La Voz de Galicia

Un matrimonio amigo me invitó a tomar café en su casa nueva en Vila Pompeia, un barrio italiano de Sao Paulo que, como ocurre con todo aquí, mezcla en realidad todas las procedencias, las edades, las razas y cualquier condición social. Esta potencia mezcladora de Brasil siempre me conmueve. Aproveché la conversación para preguntar muchas cosas. Por ejemplo, cuántos motoristas hay en Sao Paulo y cuántos de ellos son mensajeros (motoboys, les llaman). Unos seiscientos mil, de los cuales ciento cincuenta mil son mensajeros. La verdad es que impresiona verlos circular por el tráfico densísimo de las avenidas paulistas, sorteando coches, baches y personas. Pregunté también cuántos mueren: la media de muertos en el tráfico de la ciudad asciende a 4,3 diarios. Las calles de Sao Paulo producen además setenta heridos por día. Una barbaridad.
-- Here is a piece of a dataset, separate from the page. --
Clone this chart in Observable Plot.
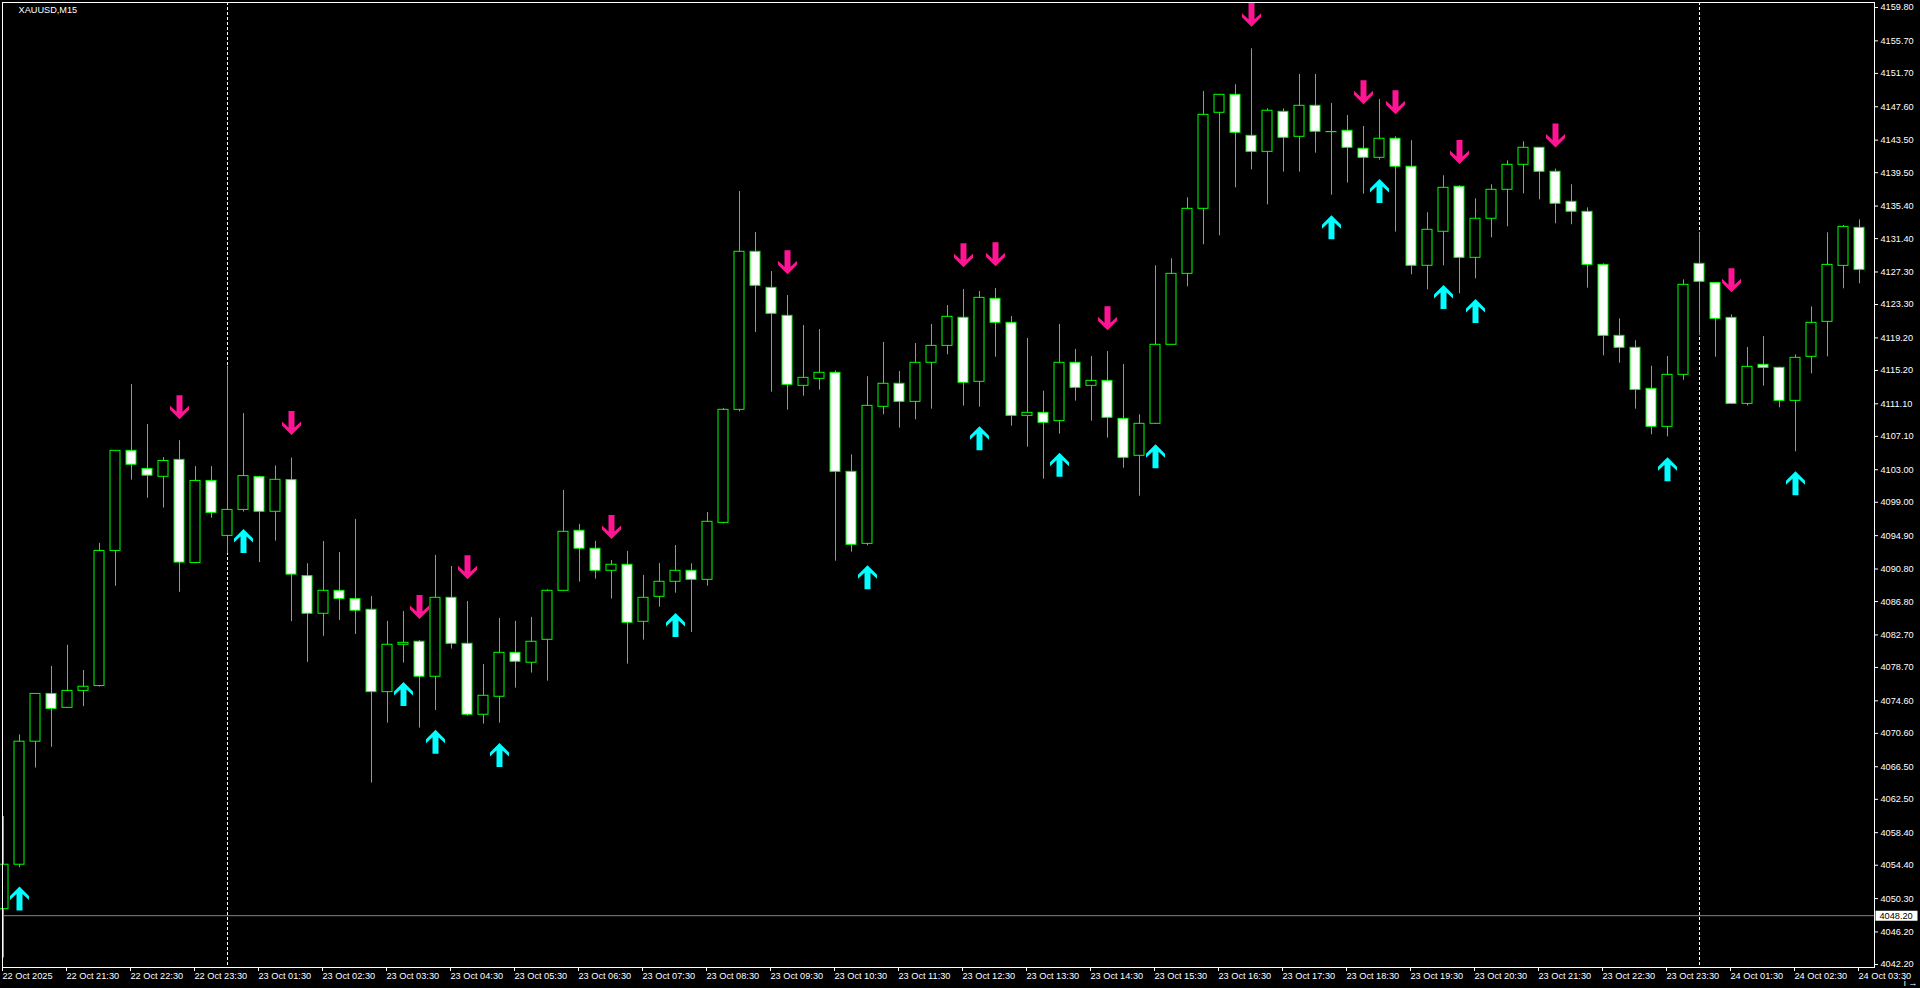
<!DOCTYPE html>
<html><head><meta charset="utf-8">
<script src="https://cdn.jsdelivr.net/npm/d3@7"></script>
<script src="https://cdn.jsdelivr.net/npm/@observablehq/plot@0.6"></script>
<style>html,body{margin:0;padding:0;background:#000;overflow:hidden}svg{display:block}</style>
</head><body>
<script>
// ---- data (XAUUSD, M15) ----
const symbolName = "XAUUSD,M15";
const opens = [4049.00,4054.46,4069.58,4075.45,4073.74,4075.82,4076.42,4093.02,4105.32,4103.10,4102.13,4104.21,4091.54,4101.62,4094.87,4098.06,4102.09,4097.83,4101.72,4089.92,4085.30,4088.12,4087.10,4085.79,4075.67,4081.49,4081.86,4077.56,4087.26,4081.61,4072.89,4075.10,4080.50,4079.28,4082.10,4088.12,4095.50,4093.29,4090.58,4091.32,4084.31,4087.38,4089.23,4090.58,4089.47,4096.47,4110.36,4129.78,4125.35,4121.91,4113.31,4114.17,4114.91,4102.74,4093.89,4110.73,4113.56,4111.34,4116.14,4118.22,4121.67,4113.80,4124.00,4121.05,4109.62,4109.99,4108.97,4116.14,4113.31,4113.92,4109.25,4104.71,4108.64,4118.35,4127.07,4135.06,4146.86,4149.07,4144.03,4142.06,4146.98,4143.91,4147.72,4144.50,4144.65,4142.44,4141.33,4143.67,4140.23,4128.06,4132.24,4137.77,4129.04,4133.84,4137.40,4140.47,4142.56,4139.61,4135.92,4134.69,4128.17,4119.45,4117.98,4112.94,4108.27,4114.66,4128.30,4125.96,4121.66,4111.09,4115.89,4115.52,4111.46,4116.87,4121.17,4128.05,4132.72];
const highs = [4060.38,4070.41,4075.50,4078.83,4081.42,4078.32,4093.95,4105.32,4113.46,4108.56,4104.49,4106.57,4103.38,4103.38,4115.73,4109.90,4102.20,4103.47,4104.44,4091.45,4094.18,4092.83,4096.89,4087.43,4084.36,4085.58,4082.02,4092.47,4091.11,4086.81,4079.07,4084.72,4084.36,4084.85,4088.25,4100.45,4096.28,4094.19,4091.85,4092.96,4090.01,4091.48,4093.69,4091.44,4097.75,4110.52,4137.19,4132.15,4127.36,4124.41,4120.72,4120.23,4115.15,4104.83,4114.42,4118.64,4115.07,4118.51,4120.85,4123.18,4125.15,4124.90,4125.27,4121.83,4119.13,4112.65,4120.85,4117.78,4116.92,4117.53,4115.93,4109.75,4128.06,4128.92,4136.41,4149.48,4149.10,4150.30,4154.72,4147.35,4147.35,4151.57,4151.57,4148.01,4146.53,4145.18,4148.50,4143.91,4143.42,4134.57,4139.12,4137.89,4136.29,4138.01,4140.96,4143.30,4142.60,4139.94,4138.01,4135.18,4128.30,4121.54,4118.84,4115.72,4116.91,4126.33,4132.11,4126.00,4122.03,4118.02,4119.37,4115.60,4117.12,4123.01,4132.11,4133.01,4133.70];
const lows = [4043.00,4054.09,4066.34,4068.89,4073.70,4073.88,4076.28,4088.68,4101.72,4099.50,4098.29,4087.94,4091.45,4097.05,4092.70,4097.80,4091.59,4094.23,4084.33,4079.33,4082.53,4084.48,4082.76,4064.49,4071.86,4079.24,4071.25,4073.42,4080.96,4072.72,4071.74,4071.86,4076.16,4078.01,4077.02,4088.10,4089.19,4089.56,4087.10,4079.11,4082.06,4086.11,4087.83,4083.00,4088.69,4096.35,4110.11,4119.86,4112.53,4110.32,4112.04,4112.78,4091.76,4092.87,4093.65,4109.75,4108.11,4109.13,4110.44,4117.12,4110.81,4110.69,4116.83,4108.35,4105.77,4101.84,4107.37,4111.43,4108.97,4106.88,4103.19,4099.75,4108.60,4118.30,4125.48,4130.64,4131.74,4137.64,4139.85,4135.55,4139.57,4139.57,4141.90,4136.74,4138.22,4136.87,4141.04,4132.20,4126.95,4125.11,4128.06,4124.62,4126.46,4131.50,4132.85,4136.91,4136.17,4133.22,4133.10,4125.31,4116.99,4116.09,4110.44,4107.29,4107.04,4114.00,4119.45,4116.83,4111.00,4110.85,4113.27,4110.60,4105.20,4114.78,4116.87,4125.23,4125.84];
const closes = [4054.46,4069.58,4075.45,4073.60,4075.82,4076.33,4093.02,4105.32,4103.61,4102.27,4104.07,4091.59,4101.62,4097.69,4098.06,4102.22,4097.83,4101.76,4090.11,4085.30,4088.12,4087.10,4085.67,4075.67,4081.49,4081.73,4077.56,4087.26,4081.61,4072.89,4075.22,4080.50,4079.40,4081.86,4088.12,4095.37,4093.29,4090.58,4091.32,4084.19,4087.26,4089.23,4090.58,4089.47,4096.60,4110.36,4129.78,4125.60,4122.16,4113.43,4114.29,4114.91,4102.74,4093.77,4110.85,4113.56,4111.34,4116.14,4118.22,4121.79,4113.68,4124.12,4121.05,4109.62,4109.99,4108.76,4116.14,4113.06,4113.92,4109.38,4104.46,4108.64,4118.35,4127.07,4135.06,4146.61,4149.07,4144.40,4142.06,4147.11,4143.79,4147.72,4144.53,4144.48,4142.56,4141.33,4143.67,4140.23,4128.06,4132.48,4137.64,4129.04,4133.84,4137.40,4140.47,4142.56,4139.61,4135.68,4134.70,4128.17,4119.45,4117.98,4112.81,4108.27,4114.66,4125.72,4126.09,4121.54,4111.09,4115.64,4115.52,4111.46,4116.75,4121.05,4128.17,4132.84,4127.56];

// signal arrows (bar index, price)
const upArrowBars   = [1, 15, 25, 27, 31, 42, 54, 61, 66, 72, 83, 86, 90, 92, 104, 112];
const upArrowPrices = [4050.3, 4094.23, 4075.43, 4069.57, 4067.93, 4083.92, 4089.8, 4106.88, 4103.6, 4104.67, 4132.81, 4137.24, 4124.21, 4122.49, 4103.07, 4101.35];
const downArrowBars   = [11, 18, 26, 29, 38, 49, 60, 62, 69, 78, 85, 87, 91, 97, 108];
const downArrowPrices = [4110.68, 4108.74, 4086.12, 4091.03, 4095.95, 4128.5, 4129.37, 4129.49, 4121.62, 4158.9, 4149.4, 4148.17, 4142.03, 4144.08, 4126.29];

// day separators (bar index of first bar of a new day)
const daySeparators = [14, 106];
const bidPrice = 4048.20;

// axis ticks
const xTickBars = [0,4,8,12,16,20,24,28,32,36,40,44,48,52,56,60,64,68,72,76,80,84,88,92,96,100,104,108,112,116];
const xTickLabels = ["22 Oct 2025","22 Oct 21:30","22 Oct 22:30","22 Oct 23:30","23 Oct 01:30","23 Oct 02:30","23 Oct 03:30","23 Oct 04:30","23 Oct 05:30","23 Oct 06:30","23 Oct 07:30","23 Oct 08:30","23 Oct 09:30","23 Oct 10:30","23 Oct 11:30","23 Oct 12:30","23 Oct 13:30","23 Oct 14:30","23 Oct 15:30","23 Oct 16:30","23 Oct 17:30","23 Oct 18:30","23 Oct 19:30","23 Oct 20:30","23 Oct 21:30","23 Oct 22:30","23 Oct 23:30","24 Oct 01:30","24 Oct 02:30","24 Oct 03:30"];
const yTicks = [4159.80,4155.70,4151.70,4147.60,4143.50,4139.50,4135.40,4131.40,4127.30,4123.30,4119.20,4115.20,4111.10,4107.10,4103.00,4099.00,4094.90,4090.80,4086.80,4082.70,4078.70,4074.60,4070.60,4066.50,4062.50,4058.40,4054.40,4050.30,4046.20,4042.20];

// ---- build ----
const bars = opens.map((o, i) => ({i, open: o, high: highs[i], low: lows[i], close: closes[i]}));
const bull = bars.filter(d => d.close >= d.open);
const bear = bars.filter(d => d.close < d.open);
const ups = upArrowBars.map((b, k) => ({i: b, p: upArrowPrices[k]}));
const downs = downArrowBars.map((b, k) => ({i: b, p: downArrowPrices[k]}));
const labelOf = new Map(xTickBars.map((b, k) => [b, xTickLabels[k]]));

const halfBody = 0.3125;
const upShape = [[0,-12],[9.5,-2.5],[9.5,1.5],[3,-4.5],[3,12],[-3,12],[-3,-4.5],[-9.5,1.5],[-9.5,-2.5]];
function shapeSymbol(pts) {
  return {draw(ctx) {
    pts.forEach(([x, y], k) => k ? ctx.lineTo(x, y) : ctx.moveTo(x, y));
    ctx.closePath();
  }};
}
const upArrow = shapeSymbol(upShape);
const downArrow = shapeSymbol(upShape.map(([x, y]) => [x, -y]));
const priceBox = {draw(ctx) { ctx.moveTo(1, -5); ctx.lineTo(43, -5); ctx.lineTo(43, 5); ctx.lineTo(1, 5); ctx.closePath(); }};

const green = "#00ff00";
const chart = Plot.plot({
  width: 1920, height: 988,
  marginLeft: 2, marginTop: 2, marginRight: 46, marginBottom: 21,
  style: {background: "#000", color: "#fff", fontFamily: "'Liberation Sans', Arial, sans-serif", fontSize: "9.2px"},
  x: {type: "linear", domain: [0, 116], range: [3, 1859]},
  y: {type: "linear", domain: [4042.2, 4159.8], range: [964, 7]},
  marks: [
    Plot.ruleY([bidPrice], {stroke: "#778899"}),
    Plot.ruleX(daySeparators, {stroke: "#fff", strokeDasharray: "3,2"}),
    Plot.ruleX(bars, {x: "i", y1: "low", y2: "high", stroke: green}),
    Plot.rect(bull, {x1: d => d.i - halfBody, x2: d => d.i + halfBody, y1: "open", y2: "close", fill: "#000", stroke: green}),
    Plot.rect(bear, {x1: d => d.i - halfBody, x2: d => d.i + halfBody, y1: "open", y2: "close", fill: "#fff", stroke: green}),
    Plot.dot(ups, {x: "i", y: "p", symbol: upArrow, fill: "#00ffff", stroke: "none"}),
    Plot.dot(downs, {x: "i", y: "p", symbol: downArrow, fill: "#ff1493", stroke: "none"}),
    Plot.frame({stroke: "#fff"}),
    Plot.axisY({anchor: "right", ticks: yTicks, tickFormat: d => d.toFixed(2), tickSize: 3, tickPadding: 3}),
    Plot.axisX({anchor: "bottom", ticks: xTickBars, tickFormat: b => labelOf.get(b), tickSize: 4, tickPadding: 1, textAnchor: "start", dx: -1}),
    Plot.dot([bidPrice], {y: d => d, frameAnchor: "right", symbol: priceBox, fill: "#fff", stroke: "none"}),
    Plot.text([bidPrice], {y: d => d, frameAnchor: "right", dx: 5, text: d => d.toFixed(2), textAnchor: "start", fill: "#000"}),
    Plot.text([symbolName], {frameAnchor: "top-left", dx: 16, dy: 4, lineAnchor: "top", textAnchor: "start", fill: "#fff"})
  ]
});
document.body.appendChild(chart);
</script>
</body></html>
Andábamos en estas y otras conversaciones cuando llegó un socio del marido: abogado, profesor, un hombre joven, elocuente e ingenioso, con sangre portuguesa e italiana al cincuenta por ciento. Hablamos de muchas cosas, saltando de tema en tema sin darnos cuenta, hasta que caímos en lo que el llamó «el sentimiento de culpa» de los católicos. Dije lo de siempre, que esa angustia es connatural al ser humano desde sus orígenes y que, en todo caso, precisamente el cristianismo vino a aliviarla con el descubrimiento del perdón. Se extrañó y comenzó a hablar de la fe: él, decía, es muy racional y la fe no. Le dije que la fe también es muy racional. Se volvió a extrañar. Los anfitriones pensaron que nos habíamos puesto muy serios y cambiaron de asunto. Pero mi querido abogado regresó para decir que tenía una gran devoción a San Francisco de Asís. Dije riéndome: «¡Mira el agnóstico!». Y él, que pensó que no le había creído, contó una historia y abrió su billetera: llevaba tres medallas de San Francisco y una de la Virgen.